__GOAL OF THE EXERCISE__:
Copy out each line containing "that" from the entries below.

__THE DATA__:
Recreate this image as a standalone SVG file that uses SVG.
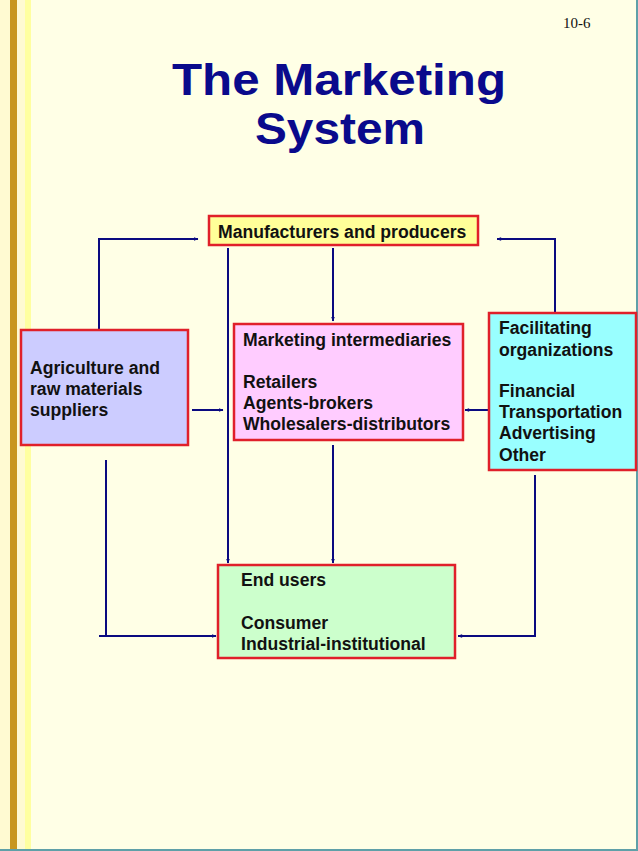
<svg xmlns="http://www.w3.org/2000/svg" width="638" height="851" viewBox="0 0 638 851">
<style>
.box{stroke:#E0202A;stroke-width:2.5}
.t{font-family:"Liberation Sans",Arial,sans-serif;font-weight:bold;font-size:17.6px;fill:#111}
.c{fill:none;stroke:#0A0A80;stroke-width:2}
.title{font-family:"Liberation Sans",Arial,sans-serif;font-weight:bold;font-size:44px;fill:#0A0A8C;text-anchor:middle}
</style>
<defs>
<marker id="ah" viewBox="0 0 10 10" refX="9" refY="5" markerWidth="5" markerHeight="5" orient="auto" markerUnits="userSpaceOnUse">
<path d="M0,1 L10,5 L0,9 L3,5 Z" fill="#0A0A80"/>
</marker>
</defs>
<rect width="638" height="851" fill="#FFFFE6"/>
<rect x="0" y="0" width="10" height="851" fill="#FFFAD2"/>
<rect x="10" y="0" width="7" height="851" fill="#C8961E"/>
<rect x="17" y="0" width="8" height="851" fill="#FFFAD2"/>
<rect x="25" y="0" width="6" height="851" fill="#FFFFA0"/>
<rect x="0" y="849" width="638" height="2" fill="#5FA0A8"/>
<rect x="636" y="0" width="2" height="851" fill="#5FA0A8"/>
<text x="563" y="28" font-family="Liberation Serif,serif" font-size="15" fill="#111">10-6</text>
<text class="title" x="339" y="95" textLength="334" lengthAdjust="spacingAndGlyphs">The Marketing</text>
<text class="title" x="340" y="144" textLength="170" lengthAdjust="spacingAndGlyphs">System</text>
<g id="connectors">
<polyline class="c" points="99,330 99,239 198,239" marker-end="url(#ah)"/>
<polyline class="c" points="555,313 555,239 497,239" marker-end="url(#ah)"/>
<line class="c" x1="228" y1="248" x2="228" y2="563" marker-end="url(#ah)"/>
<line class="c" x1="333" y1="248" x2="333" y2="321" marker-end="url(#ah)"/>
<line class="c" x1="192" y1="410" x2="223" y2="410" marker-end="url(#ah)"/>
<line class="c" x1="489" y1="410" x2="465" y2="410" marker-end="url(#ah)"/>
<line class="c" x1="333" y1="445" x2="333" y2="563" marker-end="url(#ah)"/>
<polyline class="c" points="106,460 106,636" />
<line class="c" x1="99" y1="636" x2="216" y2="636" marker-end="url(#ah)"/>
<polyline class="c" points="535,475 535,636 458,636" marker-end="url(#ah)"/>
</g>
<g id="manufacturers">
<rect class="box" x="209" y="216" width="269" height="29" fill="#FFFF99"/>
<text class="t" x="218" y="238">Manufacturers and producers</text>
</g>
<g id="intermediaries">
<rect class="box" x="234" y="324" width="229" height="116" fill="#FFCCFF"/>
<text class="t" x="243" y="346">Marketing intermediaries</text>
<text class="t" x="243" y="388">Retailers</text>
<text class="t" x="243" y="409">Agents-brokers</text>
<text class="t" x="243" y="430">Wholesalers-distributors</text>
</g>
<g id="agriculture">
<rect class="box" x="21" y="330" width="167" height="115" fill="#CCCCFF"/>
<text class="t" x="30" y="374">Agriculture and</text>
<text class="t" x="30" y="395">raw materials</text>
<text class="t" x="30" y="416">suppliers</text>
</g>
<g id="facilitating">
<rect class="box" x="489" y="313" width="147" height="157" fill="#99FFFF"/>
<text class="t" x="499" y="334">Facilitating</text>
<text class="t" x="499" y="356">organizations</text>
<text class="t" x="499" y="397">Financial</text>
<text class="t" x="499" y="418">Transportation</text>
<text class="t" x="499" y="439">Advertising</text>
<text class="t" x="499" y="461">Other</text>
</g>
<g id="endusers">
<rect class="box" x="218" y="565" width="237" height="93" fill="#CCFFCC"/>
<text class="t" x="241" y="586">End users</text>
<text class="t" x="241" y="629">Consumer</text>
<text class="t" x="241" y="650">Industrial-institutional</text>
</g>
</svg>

...

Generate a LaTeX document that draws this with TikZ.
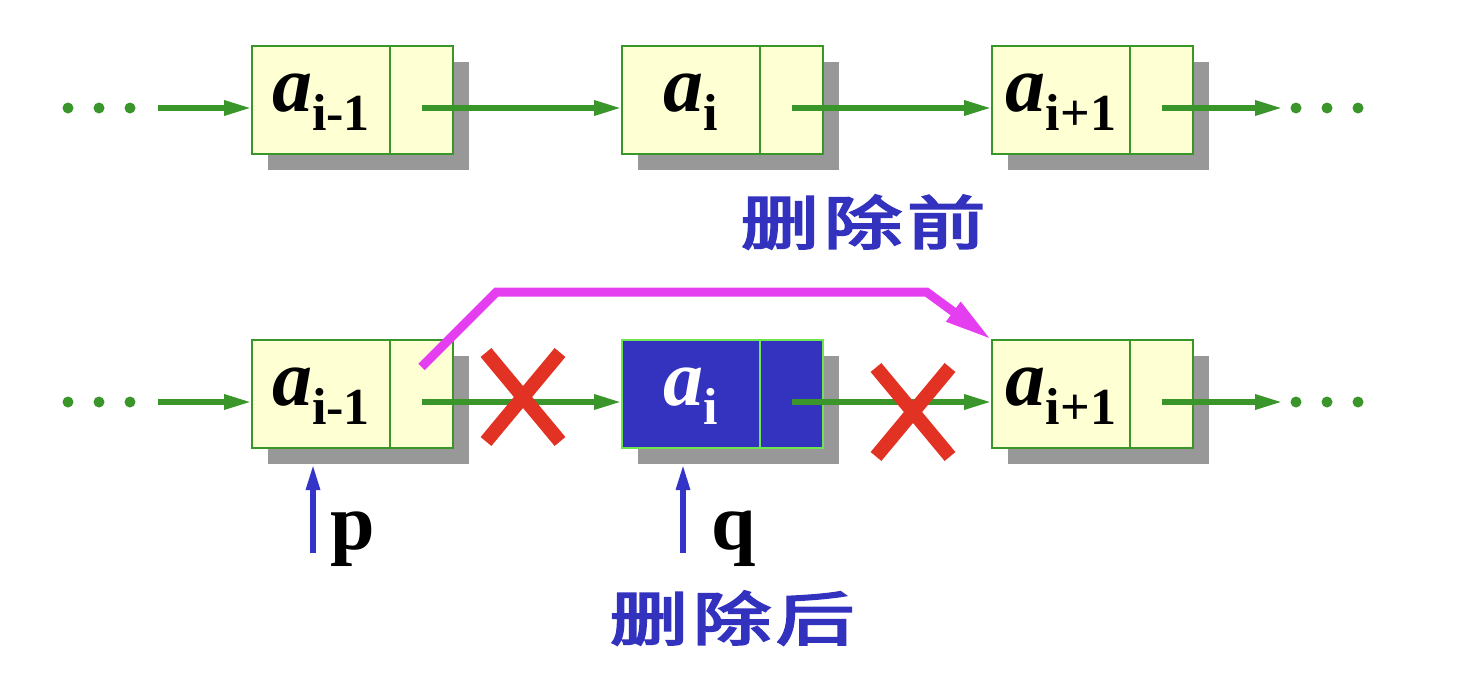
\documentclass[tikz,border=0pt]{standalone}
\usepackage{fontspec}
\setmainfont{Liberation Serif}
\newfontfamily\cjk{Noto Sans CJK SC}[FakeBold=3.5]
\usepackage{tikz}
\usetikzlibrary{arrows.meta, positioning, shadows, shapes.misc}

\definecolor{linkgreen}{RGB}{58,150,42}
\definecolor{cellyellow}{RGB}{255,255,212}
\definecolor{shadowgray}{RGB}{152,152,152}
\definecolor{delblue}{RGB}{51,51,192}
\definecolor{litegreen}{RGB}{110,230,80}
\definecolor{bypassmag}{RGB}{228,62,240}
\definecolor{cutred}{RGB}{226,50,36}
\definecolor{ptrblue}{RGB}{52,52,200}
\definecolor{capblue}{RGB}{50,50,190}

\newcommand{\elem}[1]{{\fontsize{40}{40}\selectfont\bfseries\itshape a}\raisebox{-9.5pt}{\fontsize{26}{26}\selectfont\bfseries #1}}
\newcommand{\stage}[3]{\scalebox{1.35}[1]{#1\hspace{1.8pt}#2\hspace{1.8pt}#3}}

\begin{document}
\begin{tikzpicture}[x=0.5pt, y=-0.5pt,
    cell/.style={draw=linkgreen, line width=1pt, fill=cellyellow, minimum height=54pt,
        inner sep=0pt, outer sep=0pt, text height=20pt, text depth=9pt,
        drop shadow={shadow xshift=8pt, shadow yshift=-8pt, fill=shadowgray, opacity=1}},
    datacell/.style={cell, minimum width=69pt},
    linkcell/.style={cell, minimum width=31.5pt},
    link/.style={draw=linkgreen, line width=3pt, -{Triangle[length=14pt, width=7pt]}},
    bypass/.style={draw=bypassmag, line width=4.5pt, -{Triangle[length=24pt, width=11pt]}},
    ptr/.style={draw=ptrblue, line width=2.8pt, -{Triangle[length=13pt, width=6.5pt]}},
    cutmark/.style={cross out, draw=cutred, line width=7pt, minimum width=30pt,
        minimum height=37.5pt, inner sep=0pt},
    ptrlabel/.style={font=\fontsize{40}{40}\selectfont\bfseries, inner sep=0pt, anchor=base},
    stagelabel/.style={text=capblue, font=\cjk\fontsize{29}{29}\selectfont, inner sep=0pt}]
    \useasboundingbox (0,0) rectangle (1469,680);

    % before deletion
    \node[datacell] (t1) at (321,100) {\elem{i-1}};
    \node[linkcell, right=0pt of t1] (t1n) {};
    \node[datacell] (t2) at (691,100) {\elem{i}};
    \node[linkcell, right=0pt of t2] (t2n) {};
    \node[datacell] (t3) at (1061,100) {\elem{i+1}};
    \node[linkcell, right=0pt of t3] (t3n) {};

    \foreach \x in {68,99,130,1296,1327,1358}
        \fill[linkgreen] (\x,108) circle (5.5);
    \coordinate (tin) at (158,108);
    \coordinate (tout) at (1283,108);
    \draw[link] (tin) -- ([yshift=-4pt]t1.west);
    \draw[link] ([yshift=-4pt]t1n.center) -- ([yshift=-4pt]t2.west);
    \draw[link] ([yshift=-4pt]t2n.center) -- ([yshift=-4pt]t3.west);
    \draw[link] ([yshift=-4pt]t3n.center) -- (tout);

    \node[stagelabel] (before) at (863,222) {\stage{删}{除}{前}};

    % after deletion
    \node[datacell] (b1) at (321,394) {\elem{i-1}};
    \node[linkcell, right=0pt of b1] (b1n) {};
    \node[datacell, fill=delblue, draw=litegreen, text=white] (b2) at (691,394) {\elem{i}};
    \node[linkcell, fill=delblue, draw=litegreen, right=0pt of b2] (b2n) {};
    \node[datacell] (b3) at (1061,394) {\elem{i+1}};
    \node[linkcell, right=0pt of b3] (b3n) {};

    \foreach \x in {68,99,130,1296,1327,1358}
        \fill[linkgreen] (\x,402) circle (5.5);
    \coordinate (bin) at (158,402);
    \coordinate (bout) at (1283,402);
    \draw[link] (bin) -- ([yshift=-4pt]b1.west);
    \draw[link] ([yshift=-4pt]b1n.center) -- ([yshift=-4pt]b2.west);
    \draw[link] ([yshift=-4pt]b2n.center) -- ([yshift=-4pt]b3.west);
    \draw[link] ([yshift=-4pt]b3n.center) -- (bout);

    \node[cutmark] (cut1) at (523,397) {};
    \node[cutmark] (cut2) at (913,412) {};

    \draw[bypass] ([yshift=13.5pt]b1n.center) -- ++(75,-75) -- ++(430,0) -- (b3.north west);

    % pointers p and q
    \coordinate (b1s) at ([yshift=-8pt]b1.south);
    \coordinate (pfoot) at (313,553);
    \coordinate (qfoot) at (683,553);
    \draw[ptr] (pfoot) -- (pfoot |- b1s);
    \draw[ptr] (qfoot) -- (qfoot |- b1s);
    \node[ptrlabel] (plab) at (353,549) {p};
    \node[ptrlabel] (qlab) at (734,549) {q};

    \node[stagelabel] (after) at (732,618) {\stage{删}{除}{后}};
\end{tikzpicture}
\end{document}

__THE RESULT__:
Recreate this image as a standalone SVG file that uses SVG.
Generate a LaTeX document that draws this with TikZ.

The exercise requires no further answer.